PROBLEM:
Without the pictures, return all of the material exactly as written.
=======
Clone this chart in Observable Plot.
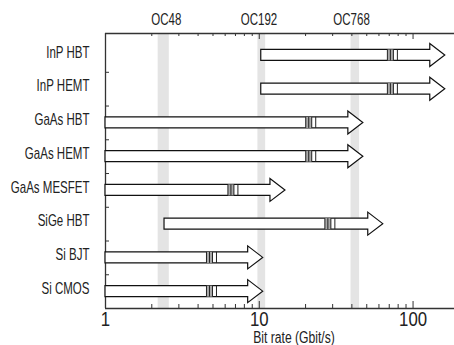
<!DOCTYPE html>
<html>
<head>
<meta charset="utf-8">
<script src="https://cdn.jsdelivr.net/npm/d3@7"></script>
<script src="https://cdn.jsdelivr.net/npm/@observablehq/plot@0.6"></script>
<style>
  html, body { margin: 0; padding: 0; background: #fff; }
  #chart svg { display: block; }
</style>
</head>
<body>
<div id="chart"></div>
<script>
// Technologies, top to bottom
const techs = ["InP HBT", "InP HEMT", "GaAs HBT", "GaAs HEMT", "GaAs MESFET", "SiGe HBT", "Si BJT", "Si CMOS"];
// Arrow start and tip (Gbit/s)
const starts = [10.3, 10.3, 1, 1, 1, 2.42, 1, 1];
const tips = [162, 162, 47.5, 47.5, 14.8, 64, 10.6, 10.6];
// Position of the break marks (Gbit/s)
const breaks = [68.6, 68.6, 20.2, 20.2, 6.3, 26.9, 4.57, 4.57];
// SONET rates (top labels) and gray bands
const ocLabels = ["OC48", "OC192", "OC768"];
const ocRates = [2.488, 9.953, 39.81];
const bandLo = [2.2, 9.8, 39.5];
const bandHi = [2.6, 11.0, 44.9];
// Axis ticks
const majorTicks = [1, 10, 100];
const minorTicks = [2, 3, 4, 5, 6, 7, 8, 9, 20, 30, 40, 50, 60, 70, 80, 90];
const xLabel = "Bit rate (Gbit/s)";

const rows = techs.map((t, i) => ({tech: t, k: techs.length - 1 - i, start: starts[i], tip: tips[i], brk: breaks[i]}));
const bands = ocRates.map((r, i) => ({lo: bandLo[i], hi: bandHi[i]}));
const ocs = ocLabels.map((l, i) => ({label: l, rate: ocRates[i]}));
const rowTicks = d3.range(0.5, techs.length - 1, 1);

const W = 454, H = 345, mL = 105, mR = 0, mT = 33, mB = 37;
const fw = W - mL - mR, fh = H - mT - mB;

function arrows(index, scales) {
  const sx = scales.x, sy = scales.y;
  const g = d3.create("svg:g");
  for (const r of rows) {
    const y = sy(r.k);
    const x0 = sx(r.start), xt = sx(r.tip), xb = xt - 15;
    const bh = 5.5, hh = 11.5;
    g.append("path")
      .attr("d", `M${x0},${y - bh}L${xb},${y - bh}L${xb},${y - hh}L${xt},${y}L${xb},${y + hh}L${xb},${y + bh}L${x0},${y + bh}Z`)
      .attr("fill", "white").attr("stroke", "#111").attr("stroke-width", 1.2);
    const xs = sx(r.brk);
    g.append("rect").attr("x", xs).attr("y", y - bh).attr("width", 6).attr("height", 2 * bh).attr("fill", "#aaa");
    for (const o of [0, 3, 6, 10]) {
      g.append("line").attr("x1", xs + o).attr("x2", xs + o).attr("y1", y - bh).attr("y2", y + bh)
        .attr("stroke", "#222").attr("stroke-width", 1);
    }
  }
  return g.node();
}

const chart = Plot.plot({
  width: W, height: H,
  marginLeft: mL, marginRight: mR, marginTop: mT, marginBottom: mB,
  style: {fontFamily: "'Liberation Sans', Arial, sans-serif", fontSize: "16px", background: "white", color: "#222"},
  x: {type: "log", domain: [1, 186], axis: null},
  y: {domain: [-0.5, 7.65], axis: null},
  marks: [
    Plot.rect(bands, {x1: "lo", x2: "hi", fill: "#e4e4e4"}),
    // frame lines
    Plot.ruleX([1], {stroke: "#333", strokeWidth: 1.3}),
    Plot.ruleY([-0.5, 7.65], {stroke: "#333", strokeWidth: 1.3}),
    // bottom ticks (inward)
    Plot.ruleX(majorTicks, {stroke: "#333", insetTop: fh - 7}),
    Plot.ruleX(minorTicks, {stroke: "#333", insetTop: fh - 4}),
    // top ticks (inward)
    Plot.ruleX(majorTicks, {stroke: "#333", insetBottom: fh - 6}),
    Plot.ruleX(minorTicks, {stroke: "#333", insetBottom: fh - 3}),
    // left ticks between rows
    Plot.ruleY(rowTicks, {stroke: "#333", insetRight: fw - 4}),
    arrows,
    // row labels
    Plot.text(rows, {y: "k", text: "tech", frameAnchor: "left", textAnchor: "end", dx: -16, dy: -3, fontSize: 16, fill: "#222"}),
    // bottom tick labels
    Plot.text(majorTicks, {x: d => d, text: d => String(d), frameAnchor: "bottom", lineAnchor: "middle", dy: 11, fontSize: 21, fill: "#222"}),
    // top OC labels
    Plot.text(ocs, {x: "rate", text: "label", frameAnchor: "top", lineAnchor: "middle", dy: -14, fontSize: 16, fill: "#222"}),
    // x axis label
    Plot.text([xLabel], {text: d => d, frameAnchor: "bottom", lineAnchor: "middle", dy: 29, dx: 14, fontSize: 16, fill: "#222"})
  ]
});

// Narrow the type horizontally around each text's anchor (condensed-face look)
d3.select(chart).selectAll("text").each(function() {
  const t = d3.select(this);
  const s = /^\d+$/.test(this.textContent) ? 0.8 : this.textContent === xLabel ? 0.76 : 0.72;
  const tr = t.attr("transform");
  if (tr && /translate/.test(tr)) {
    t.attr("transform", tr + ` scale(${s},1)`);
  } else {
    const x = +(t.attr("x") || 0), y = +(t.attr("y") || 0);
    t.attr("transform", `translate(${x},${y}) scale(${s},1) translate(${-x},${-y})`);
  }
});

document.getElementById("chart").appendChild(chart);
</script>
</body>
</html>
=======
THE REPLY:
Clone this chart in Observable Plot.
<!DOCTYPE html>
<html>
<head>
<meta charset="utf-8">
<script src="https://cdn.jsdelivr.net/npm/d3@7"></script>
<script src="https://cdn.jsdelivr.net/npm/@observablehq/plot@0.6"></script>
<style>
  html, body { margin: 0; padding: 0; background: #fff; }
  #chart svg { display: block; }
</style>
</head>
<body>
<div id="chart"></div>
<script>
// Technologies, top to bottom
const techs = ["InP HBT", "InP HEMT", "GaAs HBT", "GaAs HEMT", "GaAs MESFET", "SiGe HBT", "Si BJT", "Si CMOS"];
// Arrow start and tip (Gbit/s)
const starts = [10.3, 10.3, 1, 1, 1, 2.42, 1, 1];
const tips = [162, 162, 47.5, 47.5, 14.8, 64, 10.6, 10.6];
// Position of the break marks (Gbit/s)
const breaks = [68.6, 68.6, 20.2, 20.2, 6.3, 26.9, 4.57, 4.57];
// SONET rates (top labels) and gray bands
const ocLabels = ["OC48", "OC192", "OC768"];
const ocRates = [2.488, 9.953, 39.81];
const bandLo = [2.2, 9.8, 39.5];
const bandHi = [2.6, 11.0, 44.9];
// Axis ticks
const majorTicks = [1, 10, 100];
const minorTicks = [2, 3, 4, 5, 6, 7, 8, 9, 20, 30, 40, 50, 60, 70, 80, 90];
const xLabel = "Bit rate (Gbit/s)";

const rows = techs.map((t, i) => ({tech: t, k: techs.length - 1 - i, start: starts[i], tip: tips[i], brk: breaks[i]}));
const bands = ocRates.map((r, i) => ({lo: bandLo[i], hi: bandHi[i]}));
const ocs = ocLabels.map((l, i) => ({label: l, rate: ocRates[i]}));
const rowTicks = d3.range(0.5, techs.length - 1, 1);

const W = 454, H = 345, mL = 105, mR = 0, mT = 33, mB = 37;
const fw = W - mL - mR, fh = H - mT - mB;

function arrows(index, scales) {
  const sx = scales.x, sy = scales.y;
  const g = d3.create("svg:g");
  for (const r of rows) {
    const y = sy(r.k);
    const x0 = sx(r.start), xt = sx(r.tip), xb = xt - 15;
    const bh = 5.5, hh = 11.5;
    g.append("path")
      .attr("d", `M${x0},${y - bh}L${xb},${y - bh}L${xb},${y - hh}L${xt},${y}L${xb},${y + hh}L${xb},${y + bh}L${x0},${y + bh}Z`)
      .attr("fill", "white").attr("stroke", "#111").attr("stroke-width", 1.2);
    const xs = sx(r.brk);
    g.append("rect").attr("x", xs).attr("y", y - bh).attr("width", 6).attr("height", 2 * bh).attr("fill", "#aaa");
    for (const o of [0, 3, 6, 10]) {
      g.append("line").attr("x1", xs + o).attr("x2", xs + o).attr("y1", y - bh).attr("y2", y + bh)
        .attr("stroke", "#222").attr("stroke-width", 1);
    }
  }
  return g.node();
}

const chart = Plot.plot({
  width: W, height: H,
  marginLeft: mL, marginRight: mR, marginTop: mT, marginBottom: mB,
  style: {fontFamily: "'Liberation Sans', Arial, sans-serif", fontSize: "16px", background: "white", color: "#222"},
  x: {type: "log", domain: [1, 186], axis: null},
  y: {domain: [-0.5, 7.65], axis: null},
  marks: [
    Plot.rect(bands, {x1: "lo", x2: "hi", fill: "#e4e4e4"}),
    // frame lines
    Plot.ruleX([1], {stroke: "#333", strokeWidth: 1.3}),
    Plot.ruleY([-0.5, 7.65], {stroke: "#333", strokeWidth: 1.3}),
    // bottom ticks (inward)
    Plot.ruleX(majorTicks, {stroke: "#333", insetTop: fh - 7}),
    Plot.ruleX(minorTicks, {stroke: "#333", insetTop: fh - 4}),
    // top ticks (inward)
    Plot.ruleX(majorTicks, {stroke: "#333", insetBottom: fh - 6}),
    Plot.ruleX(minorTicks, {stroke: "#333", insetBottom: fh - 3}),
    // left ticks between rows
    Plot.ruleY(rowTicks, {stroke: "#333", insetRight: fw - 4}),
    arrows,
    // row labels
    Plot.text(rows, {y: "k", text: "tech", frameAnchor: "left", textAnchor: "end", dx: -16, dy: -3, fontSize: 16, fill: "#222"}),
    // bottom tick labels
    Plot.text(majorTicks, {x: d => d, text: d => String(d), frameAnchor: "bottom", lineAnchor: "middle", dy: 11, fontSize: 21, fill: "#222"}),
    // top OC labels
    Plot.text(ocs, {x: "rate", text: "label", frameAnchor: "top", lineAnchor: "middle", dy: -14, fontSize: 16, fill: "#222"}),
    // x axis label
    Plot.text([xLabel], {text: d => d, frameAnchor: "bottom", lineAnchor: "middle", dy: 29, dx: 14, fontSize: 16, fill: "#222"})
  ]
});

// Narrow the type horizontally around each text's anchor (condensed-face look)
d3.select(chart).selectAll("text").each(function() {
  const t = d3.select(this);
  const s = /^\d+$/.test(this.textContent) ? 0.8 : this.textContent === xLabel ? 0.76 : 0.72;
  const tr = t.attr("transform");
  if (tr && /translate/.test(tr)) {
    t.attr("transform", tr + ` scale(${s},1)`);
  } else {
    const x = +(t.attr("x") || 0), y = +(t.attr("y") || 0);
    t.attr("transform", `translate(${x},${y}) scale(${s},1) translate(${-x},${-y})`);
  }
});

document.getElementById("chart").appendChild(chart);
</script>
</body>
</html>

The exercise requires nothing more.